The Tenach is G-d’s word, and instructs us to keep His Torah forever, neither adding to nor subtracting from it. How can the New Testament be Divinely inspired if it completely invalidates that same G-d-given Torah? The New Testament claims that the Torah is a curse (“Christ redeemed us from the curse of the law…” [Galatians 3:131), and that the only path to G-d is through faith in Jesus.
While these and many other questions perturbed me, I remained confident that there had to be answers to these issues. After all, hadn’t the messianic prophecies proven that Jesus was the Messiah?
At the same time, my mental file of doubts continued to grow at an alarming rate.
Then the leader of my congregation assigned me to teach Sunday school to our adult congregants. I taught a program entitled “How to Share Israel’s Messiah With the Jewish People”. I used a variety of different books as resources for this series of classes, extending over nine months. During those months, I covered a lot of Biblical territory, digesting all this material.

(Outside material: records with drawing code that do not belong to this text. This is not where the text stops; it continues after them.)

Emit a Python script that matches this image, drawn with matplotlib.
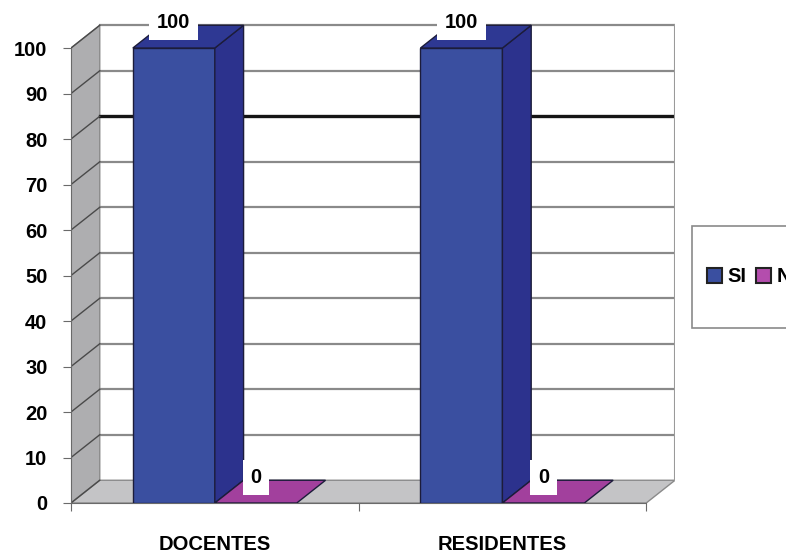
import matplotlib
matplotlib.use("Agg")
import matplotlib.pyplot as plt
from matplotlib.patches import Polygon, Rectangle, Patch

plt.rcParams['font.family'] = ['Liberation Sans', 'DejaVu Sans']
plt.rcParams['font.weight'] = 'bold'

# --- data ---
categories = ['DOCENTES', 'RESIDENTES']
series_names = ['SI', 'NO']
si_values = [100, 100]
no_values = [0, 0]
y_ticks = [0, 10, 20, 30, 40, 50, 60, 70, 80, 90, 100]

# --- style ---
front_cols = {'SI': '#3a4fa0', 'NO': '#9c3b97'}
side_cols = {'SI': '#2c328d', 'NO': '#7e2c7b'}
top_cols = {'SI': '#2e3893', 'NO': '#a2409d'}
legend_cols = {'SI': '#3a4fa0', 'NO': '#b44dad'}
DX, DY = 0.1, 5.0      # fake depth offset (data units)
BW = 0.285             # bar width
FS = 14.5

fig = plt.figure(figsize=(7.86, 5.54), dpi=100)
ax = fig.add_axes([71/786, 51/554, 604/786, 480/554])
ax.set_xlim(0, 2 + DX)
ax.set_ylim(0, 100 + DY + 0.5)
ax.set_facecolor('none')

ymax = max(y_ticks)
ncat = len(categories)

# side wall and floor
ax.add_patch(Polygon([(0, 0), (0, ymax), (DX, ymax + DY), (DX, DY)],
                     closed=True, fc='#aeaeb0', ec='#8a8a8a', lw=1, zorder=1))
ax.add_patch(Polygon([(0, 0), (ncat, 0), (ncat + DX, DY), (DX, DY)],
                     closed=True, fc='#c4c4c6', ec='#8a8a8a', lw=1, zorder=1))

# grid on back wall + side wall
for v in y_ticks[1:]:
    if v == 80:
        col, lw = '#151515', 2.4
    else:
        col, lw = '#8a8a8a', 1.6
    ax.plot([DX, ncat + DX], [v + DY, v + DY], color=col, lw=lw, zorder=2)
for v in y_ticks:
    ax.plot([0, DX], [v, v + DY], color='#4a4a4a', lw=1, zorder=2)
ax.plot([ncat + DX, ncat + DX], [DY, ymax + DY], color='#9a9a9a', lw=1.5, zorder=2)


def draw_bar(x0, h, name):
    x1 = x0 + BW
    ec = '#1c1c3a'
    if h > 0:
        ax.add_patch(Polygon([(x0, 0), (x1, 0), (x1, h), (x0, h)], closed=True,
                             fc=front_cols[name], ec=ec, lw=1, zorder=3))
        ax.add_patch(Polygon([(x1, 0), (x1 + DX, DY), (x1 + DX, h + DY), (x1, h)],
                             closed=True, fc=side_cols[name], ec=ec, lw=1, zorder=3))
    ax.add_patch(Polygon([(x0, h), (x1, h), (x1 + DX, h + DY), (x0 + DX, h + DY)],
                         closed=True, fc=top_cols[name], ec=ec, lw=1, zorder=3))
    ax.text(x0 + BW / 2, h + 5.6, f"{h:g}", ha='center', va='center',
            fontsize=FS, fontweight='bold', zorder=5,
            bbox=dict(fc='white', ec='none', pad=5.5))


for i, cat in enumerate(categories):
    c = i + 0.5
    draw_bar(c - BW, si_values[i], 'SI')
    draw_bar(c, no_values[i], 'NO')

# axes
for s in ['top', 'right']:
    ax.spines[s].set_visible(False)
ax.spines['left'].set_bounds(0, ymax)
ax.spines['bottom'].set_bounds(0, ncat)
ax.spines['left'].set_color('#6a6a6a')
ax.spines['bottom'].set_color('#6a6a6a')
ax.set_yticks(y_ticks)
ax.set_yticklabels([str(t) for t in y_ticks], fontsize=FS, fontweight='bold')
ax.tick_params(axis='y', length=6, color='#6a6a6a', pad=11)
ax.set_xticks(range(ncat + 1))
ax.set_xticklabels([''] * (ncat + 1))
ax.set_xticks([i + 0.5 for i in range(ncat)], minor=True)
ax.set_xticklabels(categories, minor=True, fontsize=FS, fontweight='bold')
ax.tick_params(axis='x', which='major', length=6, color='#6a6a6a')
ax.tick_params(axis='x', which='minor', length=0, pad=23)

# legend box (runs past the right edge like the original)
fig.patches.append(Rectangle((692/786, (554-328)/554), 0.2, 102/554,
                             transform=fig.transFigure, fc='white', ec='#8a8a8a',
                             lw=1.2, zorder=0))
handles = [Patch(fc=legend_cols[n], ec='#222222', lw=1.5, label=n) for n in series_names]
fig.legend(handles=handles, loc='center left', bbox_to_anchor=(697/786, 277/554),
           ncol=2, frameon=False, borderpad=0, handlelength=0.75, handleheight=0.75,
           handletextpad=0.25, columnspacing=0.5,
           prop={'size': FS, 'weight': 'bold'})

fig.savefig('out.png', dpi=100)
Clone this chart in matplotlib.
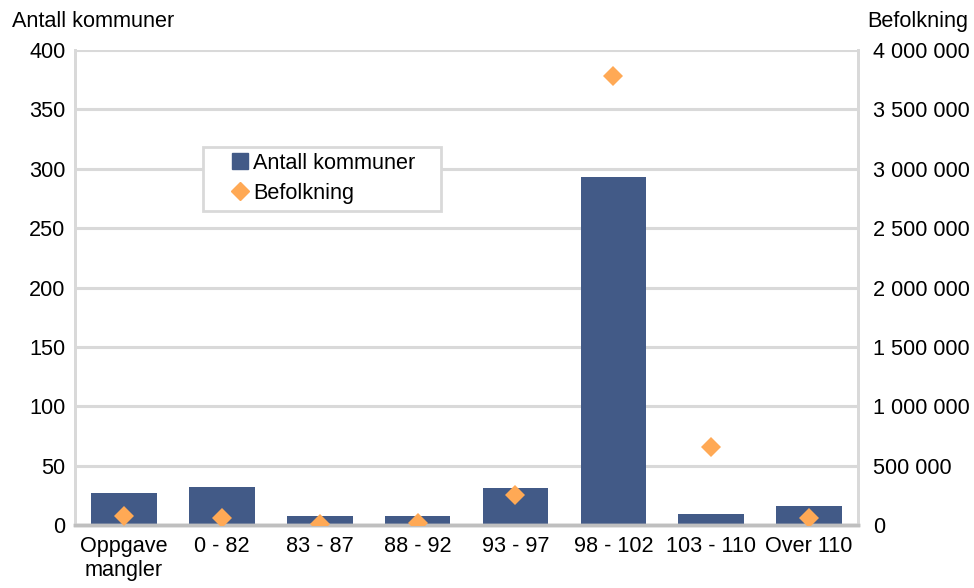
import numpy as np
import matplotlib.pyplot as plt
from matplotlib.ticker import FuncFormatter
from matplotlib.lines import Line2D
from matplotlib.patches import Rectangle

plt.rcParams['font.family'] = ['Liberation Sans', 'DejaVu Sans']

categories = ['Oppgave\nmangler', '0 - 82', '83 - 87', '88 - 92', '93 - 97',
              '98 - 102', '103 - 110', 'Over 110']
antall_kommuner = [27, 32, 8, 8, 31, 293, 9, 16]
befolkning = [80000, 60000, 10000, 17000, 255000, 3780000, 655000, 60000]

bar_color = '#425a87'
dot_color = '#ffa955'
grid_color = '#d9d9d9'
fs = 15.6

fig = plt.figure(figsize=(9.74, 5.88), dpi=100)
ax = fig.add_axes([0.077, 0.107, 0.804, 0.808])
ax2 = ax.twinx()

x = np.arange(len(categories))
ax.bar(x, antall_kommuner, width=0.67, color=bar_color, zorder=2)
ax2.plot(x, befolkning, linestyle='none', marker='D', markersize=10.5,
         color=dot_color, markeredgewidth=0, zorder=3)

ax.set_xlim(-0.5, len(categories) - 0.5)
ax.set_ylim(0, 400)
ax.set_yticks(np.arange(0, 401, 50))
ax2.set_ylim(0, 4000000)
ax2.set_yticks(np.arange(0, 4000001, 500000))
ax2.yaxis.set_major_formatter(FuncFormatter(lambda v, p: f'{int(v):,}'.replace(',', ' ')))

ax.set_xticks(x)
ax.set_xticklabels(categories, fontsize=fs)
ax.yaxis.grid(True, color=grid_color, linewidth=2.2, zorder=0)
ax.set_axisbelow(True)

for a in (ax, ax2):
    a.tick_params(axis='both', length=0, labelsize=fs, pad=7)
    a.spines['top'].set_visible(False)
    a.spines['left'].set_color(grid_color)
    a.spines['left'].set_linewidth(2)
    a.spines['right'].set_color(grid_color)
    a.spines['right'].set_linewidth(2)
    a.spines['bottom'].set_color('#bfbfbf')
    a.spines['bottom'].set_linewidth(2.5)
ax.tick_params(axis='x', pad=8)
ax2.tick_params(axis='y', pad=11)

fig.text(0.012, 0.945, 'Antall kommuner', fontsize=fs, ha='left', va='bottom')
fig.text(0.994, 0.945, 'Befolkning', fontsize=fs, ha='right', va='bottom')

# legend box with wide padding, drawn over the gridlines
ax2.add_patch(Rectangle((0.163, 0.661), 0.304, 0.135, transform=ax2.transAxes,
                        facecolor='white', edgecolor=grid_color, linewidth=2,
                        zorder=4, clip_on=False))
handles = [Line2D([0], [0], marker='s', linestyle='none', color=bar_color, markersize=11.5),
           Line2D([0], [0], marker='D', linestyle='none', color=dot_color, markersize=9.5)]
leg = ax2.legend(handles, ['Antall kommuner', 'Befolkning'], loc='center left',
                 bbox_to_anchor=(0.2, 0.73), borderaxespad=0, borderpad=0,
                 fontsize=fs, frameon=False, handlelength=0.8, handletextpad=0.2,
                 labelspacing=0.4)
leg.set_zorder(5)

fig.savefig('out.png', dpi=100)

There’s a truism that one of the best ways to learn is to teach. In order to prepare my weekly lessons, I was exposed to various Biblical passages, which were regarded as traditional “proof texts” for Christianity. Often I found these references encouraging; they helped build my faith and my belief in Jesus as the Messiah. But the inconsistencies and contradictions I had noted between the New Testament and the Old Testament continued to multiply. One of the principles constantly impressed upon me, from the day I first became involved in Christianity, was that the Bible was one hundred per cent the true and “inerrant” word of G-d, and that G-d was not a liar or subject to error. And I was now discovering many errors. If G-d were in fact the author of this Bible, why was I discovering references in the New Testament, which were utterly inconsistent with the sources in the Tenach, which they claimed to be fulfilling?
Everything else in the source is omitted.